▸ **Written instruction**
Extract each line of the material that follows exactly and omit its pictures.

▸ **Data provided**
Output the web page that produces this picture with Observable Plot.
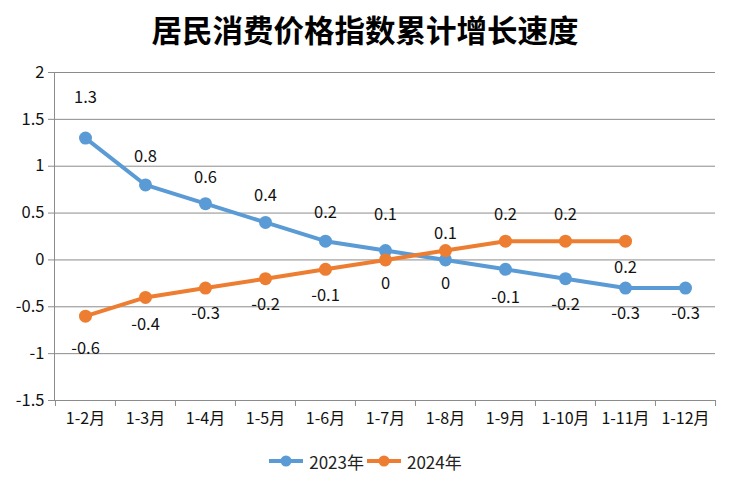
<!DOCTYPE html>
<html>
<head>
<meta charset="utf-8">
<script src="https://cdn.jsdelivr.net/npm/d3@7"></script>
<script src="https://cdn.jsdelivr.net/npm/@observablehq/plot@0.6"></script>
<style>
  html, body { margin: 0; padding: 0; background: #fff; }
  body { width: 730px; height: 482px; overflow: hidden; font-family: "Noto Sans CJK SC", "Noto Sans", sans-serif; }
  #title { height: 55px; display: flex; align-items: center; justify-content: center; font-size: 30.5px; font-weight: 700; color: #000; padding-top: 3px; box-sizing: border-box; }
  #legend { height: 42px; display: flex; align-items: center; justify-content: center; font-size: 17px; color: #222; gap: 2px; }
  #legend .item { display: flex; align-items: center; gap: 5px; }
</style>
</head>
<body>
<div id="title">居民消费价格指数累计增长速度</div>
<div id="chart"></div>
<div id="legend"></div>
<script>
// ---- data ----
const months = ["1-2月", "1-3月", "1-4月", "1-5月", "1-6月", "1-7月", "1-8月", "1-9月", "1-10月", "1-11月", "1-12月"];
const seriesNames = ["2023年", "2024年"];
const cpi2023 = [1.3, 0.8, 0.6, 0.4, 0.2, 0.1, 0, -0.1, -0.2, -0.3, -0.3];
const cpi2024 = [-0.6, -0.4, -0.3, -0.2, -0.1, 0, 0.1, 0.2, 0.2, 0.2];
const yTicks = [-1.5, -1, -0.5, 0, 0.5, 1, 1.5, 2];

// ---- label offsets (layout only, px) ----
const labelDy2023 = [-40, -28, -26, -27, -28, -36, 24, 28, 26, 26, 26];
const labelDy2024 = [33, 27, 26, 26, 26, 24, -17, -26, -26, 27];

const colors = ["#5b9bd5", "#ed7d31"];

const rows2023 = cpi2023.map((v, i) => ({month: months[i], value: v, series: seriesNames[0], dy: labelDy2023[i]}));
const rows2024 = cpi2024.map((v, i) => ({month: months[i], value: v, series: seriesNames[1], dy: labelDy2024[i]}));

const W = 730, H = 385, mL = 54, mR = 15, mT = 17, mB = 40;
const step = (W - mL - mR) / months.length;
const grid = "#8c8c8c";
const font = '"Noto Sans CJK SC", "Noto Sans", sans-serif';

const labelMarks = [...rows2023, ...rows2024].map(r =>
  Plot.text([r], {x: "month", y: "value", text: d => String(d.value), dy: r.dy, fill: "#111", fontSize: 16.5})
);

const chart = Plot.plot({
  width: W, height: H,
  marginLeft: mL, marginRight: mR, marginTop: mT, marginBottom: mB,
  style: {fontFamily: font, fontSize: "16px", background: "#fff", color: "#222"},
  x: {type: "point", domain: months, padding: 0.5, align: 0.5, label: null},
  y: {domain: [-1.5, 2], label: null},
  marks: [
    Plot.gridY(yTicks, {stroke: grid, strokeOpacity: 1, strokeWidth: 1}),
    Plot.frame({anchor: "left", stroke: grid}),
    Plot.axisY(yTicks, {tickSize: 6, tickPadding: 4, stroke: grid, fill: "#111", fontSize: 16.5, tickFormat: d => String(d), label: null}),
    Plot.axisX({tickSize: 0, tickPadding: 12, fill: "#111", fontSize: 16, label: null}),
    Plot.ruleX(months, {x: d => d, dx: -step / 2, stroke: grid, insetTop: H - mT - mB, insetBottom: -6}),
    Plot.ruleX([months[months.length - 1]], {x: d => d, dx: step / 2, stroke: grid, insetTop: H - mT - mB, insetBottom: -6}),
    Plot.line(rows2023, {x: "month", y: "value", stroke: colors[0], strokeWidth: 4}),
    Plot.dot(rows2023, {x: "month", y: "value", fill: colors[0], r: 6.5}),
    Plot.line(rows2024, {x: "month", y: "value", stroke: colors[1], strokeWidth: 4}),
    Plot.dot(rows2024, {x: "month", y: "value", fill: colors[1], r: 6.5}),
    ...labelMarks
  ]
});
document.getElementById("chart").appendChild(chart);

// legend
const legend = document.getElementById("legend");
seriesNames.forEach((name, i) => {
  const item = document.createElement("div");
  item.className = "item";
  item.innerHTML = `<svg width="36" height="14"><line x1="1" y1="7" x2="35" y2="7" stroke="${colors[i]}" stroke-width="4"/><circle cx="18" cy="7" r="5.5" fill="${colors[i]}"/></svg><span>${name}</span>`;
  legend.appendChild(item);
});
</script>
</body>
</html>
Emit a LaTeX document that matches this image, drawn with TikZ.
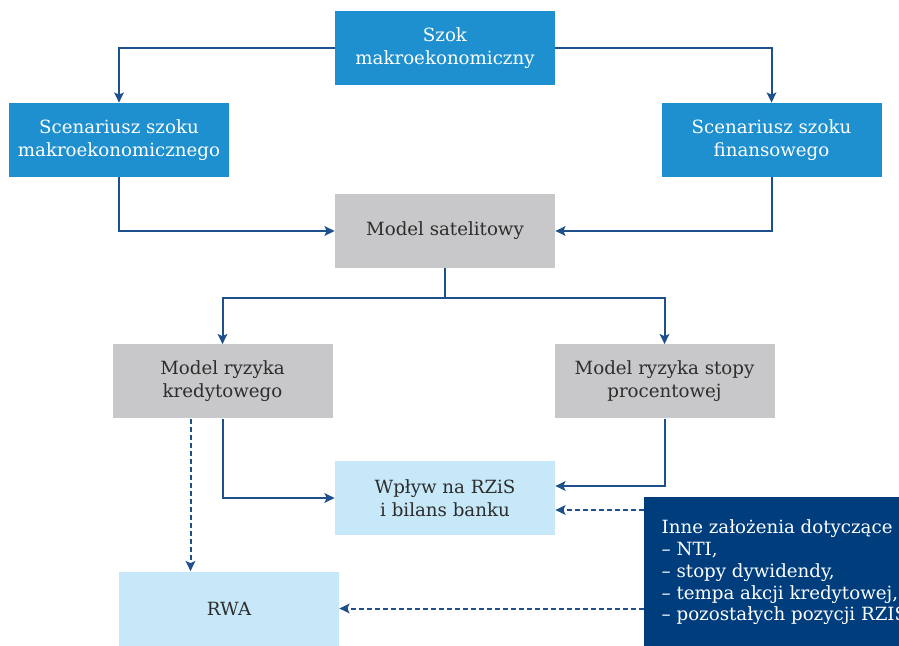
\documentclass[tikz,border=0pt]{standalone}
\usepackage{fontspec}
\setmainfont{DejaVu Serif}
\usetikzlibrary{arrows.meta}

\definecolor{boxblue}{RGB}{30,144,208}
\definecolor{boxgray}{RGB}{200,200,202}
\definecolor{boxlight}{RGB}{198,232,248}
\definecolor{boxnavy}{RGB}{0,61,125}
\definecolor{linenavy}{RGB}{30,80,140}
\definecolor{textdark}{RGB}{45,45,45}

\tikzset{
  box/.style={minimum width=110pt, minimum height=37pt, inner sep=2pt,
    align=center, font=\fontsize{9.1}{11.4}\selectfont},
  bluebox/.style={box, fill=boxblue, text=white},
  graybox/.style={box, fill=boxgray, text=textdark},
  lightbox/.style={box, fill=boxlight, text=textdark},
  link/.style={draw=linenavy, line width=1pt,
    -{Stealth[length=5pt,width=4.8pt,inset=1pt]}},
  dashlink/.style={link, dash pattern=on 2.4pt off 1.6pt}
}

\begin{document}
\begin{tikzpicture}[x=0.5pt,y=-0.5pt]
        \useasboundingbox (0,0) rectangle (899,646);

        % top level
        \node[bluebox] (szok) at (445,48) {Szok\\makroekonomiczny};
        \node[bluebox] (scmakro) at (119,140) {Scenariusz szoku\\makroekonomicznego};
        \node[bluebox] (scfin) at (771.5,140) {Scenariusz szoku\\finansowego};

        % models
        \node[graybox] (satel) at (445,231) {Model satelitowy};
        \node[graybox] (kred) at (222.5,381.5) {Model ryzyka\\kredytowego};
        \node[graybox] (proc) at (664.5,381.5) {Model ryzyka stopy\\procentowej};

        % outputs
        \node[lightbox] (wplyw) at (445,498) {Wpływ na RZiS\\i bilans banku};
        \node[lightbox] (rwa) at (229,608.5) {RWA};

        \node[anchor=north west, fill=boxnavy, text=white, minimum width=140pt,
          minimum height=75pt, inner xsep=8pt, align=left,
          font=\fontsize{9.1}{10.9}\selectfont] (inne) at (644,497)
          {Inne założenia dotyczące\\– NTI,\\– stopy dywidendy,\\– tempa akcji kredytowej,\\– pozostałych pozycji RZIS};

        % connectors
        \draw[link] (szok.west) -| (scmakro.north);
        \draw[link] (szok.east) -| (scfin.north);
        \draw[link] (scmakro.south) |- (satel.west);
        \draw[link] (scfin.south) |- (satel.east);
        \coordinate (split) at ([yshift=-15pt]satel.south);
        \draw[draw=linenavy, line width=1pt] (satel.south) -- (split);
        \draw[link] (split) -| (kred.north);
        \draw[link] (split) -| (proc.north);
        \draw[link] (kred.south) |- (wplyw.west);
        \draw[link] (proc.south) |- ([yshift=6pt]wplyw.east);

        \coordinate (kredout) at ([xshift=-16pt]kred.south);
        \draw[dashlink] (kredout) -- (kredout |- rwa.north);
        \coordinate (wplin) at ([yshift=-6pt]wplyw.east);
        \draw[dashlink] (wplin -| inne.west) -- (wplin);
        \draw[dashlink] (rwa.east -| inne.west) -- (rwa.east);
    \end{tikzpicture}
\end{document}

▸ **Full response**
Output the web page that produces this picture with Observable Plot.
<!DOCTYPE html>
<html>
<head>
<meta charset="utf-8">
<script src="https://cdn.jsdelivr.net/npm/d3@7"></script>
<script src="https://cdn.jsdelivr.net/npm/@observablehq/plot@0.6"></script>
<style>
  html, body { margin: 0; padding: 0; background: #fff; }
  body { width: 730px; height: 482px; overflow: hidden; font-family: "Noto Sans CJK SC", "Noto Sans", sans-serif; }
  #title { height: 55px; display: flex; align-items: center; justify-content: center; font-size: 30.5px; font-weight: 700; color: #000; padding-top: 3px; box-sizing: border-box; }
  #legend { height: 42px; display: flex; align-items: center; justify-content: center; font-size: 17px; color: #222; gap: 2px; }
  #legend .item { display: flex; align-items: center; gap: 5px; }
</style>
</head>
<body>
<div id="title">居民消费价格指数累计增长速度</div>
<div id="chart"></div>
<div id="legend"></div>
<script>
// ---- data ----
const months = ["1-2月", "1-3月", "1-4月", "1-5月", "1-6月", "1-7月", "1-8月", "1-9月", "1-10月", "1-11月", "1-12月"];
const seriesNames = ["2023年", "2024年"];
const cpi2023 = [1.3, 0.8, 0.6, 0.4, 0.2, 0.1, 0, -0.1, -0.2, -0.3, -0.3];
const cpi2024 = [-0.6, -0.4, -0.3, -0.2, -0.1, 0, 0.1, 0.2, 0.2, 0.2];
const yTicks = [-1.5, -1, -0.5, 0, 0.5, 1, 1.5, 2];

// ---- label offsets (layout only, px) ----
const labelDy2023 = [-40, -28, -26, -27, -28, -36, 24, 28, 26, 26, 26];
const labelDy2024 = [33, 27, 26, 26, 26, 24, -17, -26, -26, 27];

const colors = ["#5b9bd5", "#ed7d31"];

const rows2023 = cpi2023.map((v, i) => ({month: months[i], value: v, series: seriesNames[0], dy: labelDy2023[i]}));
const rows2024 = cpi2024.map((v, i) => ({month: months[i], value: v, series: seriesNames[1], dy: labelDy2024[i]}));

const W = 730, H = 385, mL = 54, mR = 15, mT = 17, mB = 40;
const step = (W - mL - mR) / months.length;
const grid = "#8c8c8c";
const font = '"Noto Sans CJK SC", "Noto Sans", sans-serif';

const labelMarks = [...rows2023, ...rows2024].map(r =>
  Plot.text([r], {x: "month", y: "value", text: d => String(d.value), dy: r.dy, fill: "#111", fontSize: 16.5})
);

const chart = Plot.plot({
  width: W, height: H,
  marginLeft: mL, marginRight: mR, marginTop: mT, marginBottom: mB,
  style: {fontFamily: font, fontSize: "16px", background: "#fff", color: "#222"},
  x: {type: "point", domain: months, padding: 0.5, align: 0.5, label: null},
  y: {domain: [-1.5, 2], label: null},
  marks: [
    Plot.gridY(yTicks, {stroke: grid, strokeOpacity: 1, strokeWidth: 1}),
    Plot.frame({anchor: "left", stroke: grid}),
    Plot.axisY(yTicks, {tickSize: 6, tickPadding: 4, stroke: grid, fill: "#111", fontSize: 16.5, tickFormat: d => String(d), label: null}),
    Plot.axisX({tickSize: 0, tickPadding: 12, fill: "#111", fontSize: 16, label: null}),
    Plot.ruleX(months, {x: d => d, dx: -step / 2, stroke: grid, insetTop: H - mT - mB, insetBottom: -6}),
    Plot.ruleX([months[months.length - 1]], {x: d => d, dx: step / 2, stroke: grid, insetTop: H - mT - mB, insetBottom: -6}),
    Plot.line(rows2023, {x: "month", y: "value", stroke: colors[0], strokeWidth: 4}),
    Plot.dot(rows2023, {x: "month", y: "value", fill: colors[0], r: 6.5}),
    Plot.line(rows2024, {x: "month", y: "value", stroke: colors[1], strokeWidth: 4}),
    Plot.dot(rows2024, {x: "month", y: "value", fill: colors[1], r: 6.5}),
    ...labelMarks
  ]
});
document.getElementById("chart").appendChild(chart);

// legend
const legend = document.getElementById("legend");
seriesNames.forEach((name, i) => {
  const item = document.createElement("div");
  item.className = "item";
  item.innerHTML = `<svg width="36" height="14"><line x1="1" y1="7" x2="35" y2="7" stroke="${colors[i]}" stroke-width="4"/><circle cx="18" cy="7" r="5.5" fill="${colors[i]}"/></svg><span>${name}</span>`;
  legend.appendChild(item);
});
</script>
</body>
</html>
Emit a LaTeX document that matches this image, drawn with TikZ.
\documentclass[tikz,border=0pt]{standalone}
\usepackage{fontspec}
\setmainfont{DejaVu Serif}
\usetikzlibrary{arrows.meta}

\definecolor{boxblue}{RGB}{30,144,208}
\definecolor{boxgray}{RGB}{200,200,202}
\definecolor{boxlight}{RGB}{198,232,248}
\definecolor{boxnavy}{RGB}{0,61,125}
\definecolor{linenavy}{RGB}{30,80,140}
\definecolor{textdark}{RGB}{45,45,45}

\tikzset{
  box/.style={minimum width=110pt, minimum height=37pt, inner sep=2pt,
    align=center, font=\fontsize{9.1}{11.4}\selectfont},
  bluebox/.style={box, fill=boxblue, text=white},
  graybox/.style={box, fill=boxgray, text=textdark},
  lightbox/.style={box, fill=boxlight, text=textdark},
  link/.style={draw=linenavy, line width=1pt,
    -{Stealth[length=5pt,width=4.8pt,inset=1pt]}},
  dashlink/.style={link, dash pattern=on 2.4pt off 1.6pt}
}

\begin{document}
\begin{tikzpicture}[x=0.5pt,y=-0.5pt]
        \useasboundingbox (0,0) rectangle (899,646);

        % top level
        \node[bluebox] (szok) at (445,48) {Szok\\makroekonomiczny};
        \node[bluebox] (scmakro) at (119,140) {Scenariusz szoku\\makroekonomicznego};
        \node[bluebox] (scfin) at (771.5,140) {Scenariusz szoku\\finansowego};

        % models
        \node[graybox] (satel) at (445,231) {Model satelitowy};
        \node[graybox] (kred) at (222.5,381.5) {Model ryzyka\\kredytowego};
        \node[graybox] (proc) at (664.5,381.5) {Model ryzyka stopy\\procentowej};

        % outputs
        \node[lightbox] (wplyw) at (445,498) {Wpływ na RZiS\\i bilans banku};
        \node[lightbox] (rwa) at (229,608.5) {RWA};

        \node[anchor=north west, fill=boxnavy, text=white, minimum width=140pt,
          minimum height=75pt, inner xsep=8pt, align=left,
          font=\fontsize{9.1}{10.9}\selectfont] (inne) at (644,497)
          {Inne założenia dotyczące\\– NTI,\\– stopy dywidendy,\\– tempa akcji kredytowej,\\– pozostałych pozycji RZIS};

        % connectors
        \draw[link] (szok.west) -| (scmakro.north);
        \draw[link] (szok.east) -| (scfin.north);
        \draw[link] (scmakro.south) |- (satel.west);
        \draw[link] (scfin.south) |- (satel.east);
        \coordinate (split) at ([yshift=-15pt]satel.south);
        \draw[draw=linenavy, line width=1pt] (satel.south) -- (split);
        \draw[link] (split) -| (kred.north);
        \draw[link] (split) -| (proc.north);
        \draw[link] (kred.south) |- (wplyw.west);
        \draw[link] (proc.south) |- ([yshift=6pt]wplyw.east);

        \coordinate (kredout) at ([xshift=-16pt]kred.south);
        \draw[dashlink] (kredout) -- (kredout |- rwa.north);
        \coordinate (wplin) at ([yshift=-6pt]wplyw.east);
        \draw[dashlink] (wplin -| inne.west) -- (wplin);
        \draw[dashlink] (rwa.east -| inne.west) -- (rwa.east);
    \end{tikzpicture}
\end{document}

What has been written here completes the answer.